Not everyone was convinced that Hulu—which just renewed a licensing deal with Fox—was really for sale when The Wall Street Journal reported yesterday that a mystery buyer approached the company with an unsolicited offer. But whether or not that was true at the time, it is now. The New York Times says that Hulu’s board has hired Morgan Stanley and Guggenheim Partners as advisers on a potential sale.
So who might bid on the video streaming site? Forbes' Jeff Bercovici has ventured a few guesses.
According to The Los Angeles Times, Yahoo is supposedly the company that made the unsolicited offer. Because Yahoo lost its spot as the top seller of display advertising to Facebook, it could be considering the Hulu purchase to close the revenue gap, says Bercovici. (Although TechCrunch’s Michael Arrington thinks the Yahoo story was planted as part of a negotiating strategy.)
Google already owns the world’s largest video site, YouTube, and is looking to add more advertiser-friendly video content, so a Hulu acquisition would make sense for the search giant, says Bercovici. Plus, it could easily outbid everyone else. And of course, there’s always Apple. Not only does the company have $65 billion in cash to spend, but it has also had some experience with advertisers thanks to iAd.

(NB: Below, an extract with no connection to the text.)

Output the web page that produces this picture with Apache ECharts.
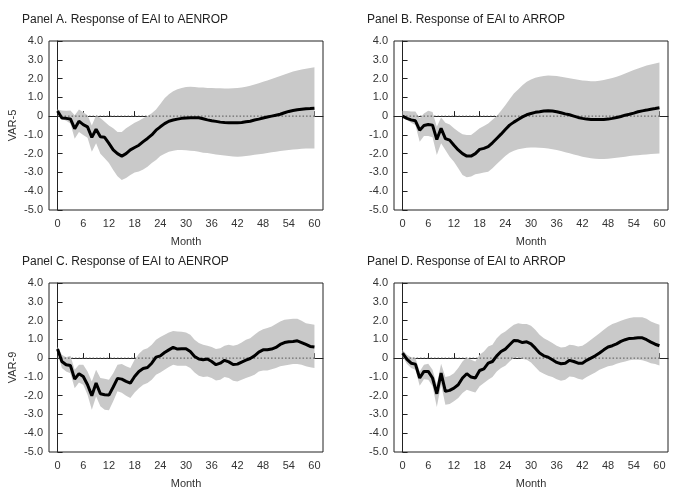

Bercovici has some ideas as to who will probably stay out of the running, too. News Corp., Disney, and NBC Universal own Hulu along with Providence Equity Partners, but it’s doubtful that one of the media companies would buy out the other two, since none of them wants to hand over the site to a competitor. Netflix is also an unlikely suitor, he says, because “the entertainment industry’s already wary enough of Netflix as it is. If it gobbles up Hulu, too, the recent detente is history, and Netflix is back to being Public Enemy No. 1.”